>> BEGIN Data records
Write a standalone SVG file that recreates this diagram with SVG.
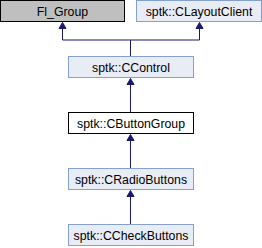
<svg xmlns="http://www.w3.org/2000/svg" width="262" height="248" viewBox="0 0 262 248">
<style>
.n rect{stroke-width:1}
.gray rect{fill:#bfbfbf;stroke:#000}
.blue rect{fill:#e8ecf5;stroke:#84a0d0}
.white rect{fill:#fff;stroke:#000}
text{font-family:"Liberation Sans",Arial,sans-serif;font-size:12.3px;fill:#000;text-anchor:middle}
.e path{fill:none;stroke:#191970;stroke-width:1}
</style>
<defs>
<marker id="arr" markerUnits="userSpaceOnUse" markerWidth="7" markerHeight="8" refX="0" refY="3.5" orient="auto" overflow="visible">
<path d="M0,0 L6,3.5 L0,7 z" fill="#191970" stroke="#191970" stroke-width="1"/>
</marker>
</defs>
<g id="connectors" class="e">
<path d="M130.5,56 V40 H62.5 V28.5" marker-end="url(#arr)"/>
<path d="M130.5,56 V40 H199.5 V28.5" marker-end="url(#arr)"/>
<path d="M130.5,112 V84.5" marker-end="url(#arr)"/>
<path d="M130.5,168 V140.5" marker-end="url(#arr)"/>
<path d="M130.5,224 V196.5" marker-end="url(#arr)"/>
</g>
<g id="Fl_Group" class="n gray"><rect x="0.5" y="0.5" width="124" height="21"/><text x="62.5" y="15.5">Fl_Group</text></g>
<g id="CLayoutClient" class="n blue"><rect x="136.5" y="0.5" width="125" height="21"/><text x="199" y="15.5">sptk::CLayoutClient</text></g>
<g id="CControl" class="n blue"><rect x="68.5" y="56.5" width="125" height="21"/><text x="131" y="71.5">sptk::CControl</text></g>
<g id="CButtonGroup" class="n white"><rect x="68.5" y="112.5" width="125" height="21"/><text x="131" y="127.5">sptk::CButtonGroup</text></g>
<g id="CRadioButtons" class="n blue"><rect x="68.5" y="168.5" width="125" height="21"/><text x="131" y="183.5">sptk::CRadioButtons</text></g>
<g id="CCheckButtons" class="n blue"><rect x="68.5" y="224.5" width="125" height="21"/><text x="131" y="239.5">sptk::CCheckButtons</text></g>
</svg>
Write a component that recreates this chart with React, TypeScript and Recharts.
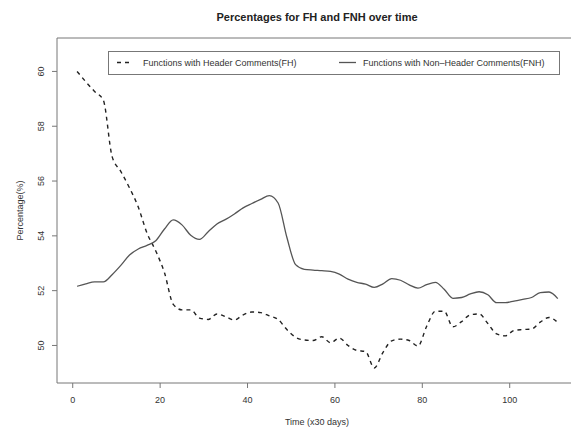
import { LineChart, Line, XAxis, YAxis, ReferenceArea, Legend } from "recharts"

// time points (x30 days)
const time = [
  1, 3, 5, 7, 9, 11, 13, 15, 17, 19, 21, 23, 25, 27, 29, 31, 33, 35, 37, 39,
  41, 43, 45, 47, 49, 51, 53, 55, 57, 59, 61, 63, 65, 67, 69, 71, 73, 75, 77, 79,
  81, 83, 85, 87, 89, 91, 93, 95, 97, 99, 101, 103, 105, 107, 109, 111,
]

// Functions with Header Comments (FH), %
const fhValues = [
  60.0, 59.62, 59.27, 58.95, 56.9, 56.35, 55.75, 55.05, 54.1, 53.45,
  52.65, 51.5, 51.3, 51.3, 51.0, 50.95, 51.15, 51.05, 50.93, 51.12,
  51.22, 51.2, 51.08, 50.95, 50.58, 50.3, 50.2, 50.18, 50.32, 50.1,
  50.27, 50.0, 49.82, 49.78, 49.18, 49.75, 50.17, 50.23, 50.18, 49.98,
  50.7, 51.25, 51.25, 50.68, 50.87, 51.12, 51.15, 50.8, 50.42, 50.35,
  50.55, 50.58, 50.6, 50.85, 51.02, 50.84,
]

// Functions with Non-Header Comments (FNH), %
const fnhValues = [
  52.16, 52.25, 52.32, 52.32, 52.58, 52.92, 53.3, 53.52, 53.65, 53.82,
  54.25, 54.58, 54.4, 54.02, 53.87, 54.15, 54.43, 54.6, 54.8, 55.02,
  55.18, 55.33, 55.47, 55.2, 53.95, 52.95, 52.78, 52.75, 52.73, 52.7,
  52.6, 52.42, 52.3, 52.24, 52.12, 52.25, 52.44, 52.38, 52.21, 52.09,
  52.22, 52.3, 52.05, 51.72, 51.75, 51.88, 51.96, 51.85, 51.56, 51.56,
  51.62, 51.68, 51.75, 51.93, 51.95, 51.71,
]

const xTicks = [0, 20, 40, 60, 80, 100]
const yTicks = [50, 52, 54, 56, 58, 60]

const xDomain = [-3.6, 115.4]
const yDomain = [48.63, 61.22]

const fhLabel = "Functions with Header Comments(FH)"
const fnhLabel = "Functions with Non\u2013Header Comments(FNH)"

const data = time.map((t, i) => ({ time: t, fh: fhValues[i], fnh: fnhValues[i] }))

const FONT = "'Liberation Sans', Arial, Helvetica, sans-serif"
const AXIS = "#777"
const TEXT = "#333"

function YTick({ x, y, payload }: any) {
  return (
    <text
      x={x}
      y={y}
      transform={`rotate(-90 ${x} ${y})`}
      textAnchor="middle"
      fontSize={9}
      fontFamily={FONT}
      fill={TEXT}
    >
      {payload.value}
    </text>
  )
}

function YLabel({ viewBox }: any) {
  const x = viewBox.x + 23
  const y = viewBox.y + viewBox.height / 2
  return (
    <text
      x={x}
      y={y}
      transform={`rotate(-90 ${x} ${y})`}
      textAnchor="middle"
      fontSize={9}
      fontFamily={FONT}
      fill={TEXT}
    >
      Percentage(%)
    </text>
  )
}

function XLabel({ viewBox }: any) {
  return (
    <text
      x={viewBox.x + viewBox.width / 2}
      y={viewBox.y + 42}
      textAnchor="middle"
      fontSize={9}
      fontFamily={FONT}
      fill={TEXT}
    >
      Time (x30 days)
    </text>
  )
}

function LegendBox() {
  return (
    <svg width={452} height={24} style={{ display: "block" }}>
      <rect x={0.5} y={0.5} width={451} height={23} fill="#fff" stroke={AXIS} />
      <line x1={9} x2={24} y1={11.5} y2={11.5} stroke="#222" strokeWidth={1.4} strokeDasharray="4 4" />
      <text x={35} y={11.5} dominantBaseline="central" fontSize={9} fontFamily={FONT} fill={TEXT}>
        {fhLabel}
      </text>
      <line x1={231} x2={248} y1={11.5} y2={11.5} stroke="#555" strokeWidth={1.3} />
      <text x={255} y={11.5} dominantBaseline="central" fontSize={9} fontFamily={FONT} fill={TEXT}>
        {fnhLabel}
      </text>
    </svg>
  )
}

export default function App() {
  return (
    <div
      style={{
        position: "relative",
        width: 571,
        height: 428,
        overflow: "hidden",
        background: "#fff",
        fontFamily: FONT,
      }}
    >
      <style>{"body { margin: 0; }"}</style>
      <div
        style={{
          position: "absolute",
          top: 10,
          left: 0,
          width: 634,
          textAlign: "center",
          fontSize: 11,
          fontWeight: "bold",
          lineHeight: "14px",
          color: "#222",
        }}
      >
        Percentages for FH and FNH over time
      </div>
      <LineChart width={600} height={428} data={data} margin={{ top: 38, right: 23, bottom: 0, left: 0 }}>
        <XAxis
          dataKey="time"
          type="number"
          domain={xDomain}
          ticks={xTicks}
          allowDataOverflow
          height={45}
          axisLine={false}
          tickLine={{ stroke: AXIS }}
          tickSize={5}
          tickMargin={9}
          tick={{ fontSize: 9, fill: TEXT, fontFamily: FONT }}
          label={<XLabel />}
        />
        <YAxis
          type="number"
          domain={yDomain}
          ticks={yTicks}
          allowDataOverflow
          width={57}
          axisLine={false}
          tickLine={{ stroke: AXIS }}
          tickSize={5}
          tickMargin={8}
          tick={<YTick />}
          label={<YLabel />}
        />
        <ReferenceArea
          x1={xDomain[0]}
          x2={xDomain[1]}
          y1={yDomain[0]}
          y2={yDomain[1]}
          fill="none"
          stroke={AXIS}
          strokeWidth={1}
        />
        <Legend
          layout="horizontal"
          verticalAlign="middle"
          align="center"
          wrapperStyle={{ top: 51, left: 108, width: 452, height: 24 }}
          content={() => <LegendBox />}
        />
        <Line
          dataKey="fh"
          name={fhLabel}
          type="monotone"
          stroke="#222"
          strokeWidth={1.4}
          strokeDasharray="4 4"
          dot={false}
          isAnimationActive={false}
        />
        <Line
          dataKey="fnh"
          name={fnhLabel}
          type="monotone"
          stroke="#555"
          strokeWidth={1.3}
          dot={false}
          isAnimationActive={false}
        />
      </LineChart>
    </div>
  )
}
>> END Data records
Work to complete -
Look through the entries and return every line where "that" appears.

In response -
Write a standalone SVG file that recreates this diagram with SVG.
Write a component that recreates this chart with React, TypeScript and Recharts.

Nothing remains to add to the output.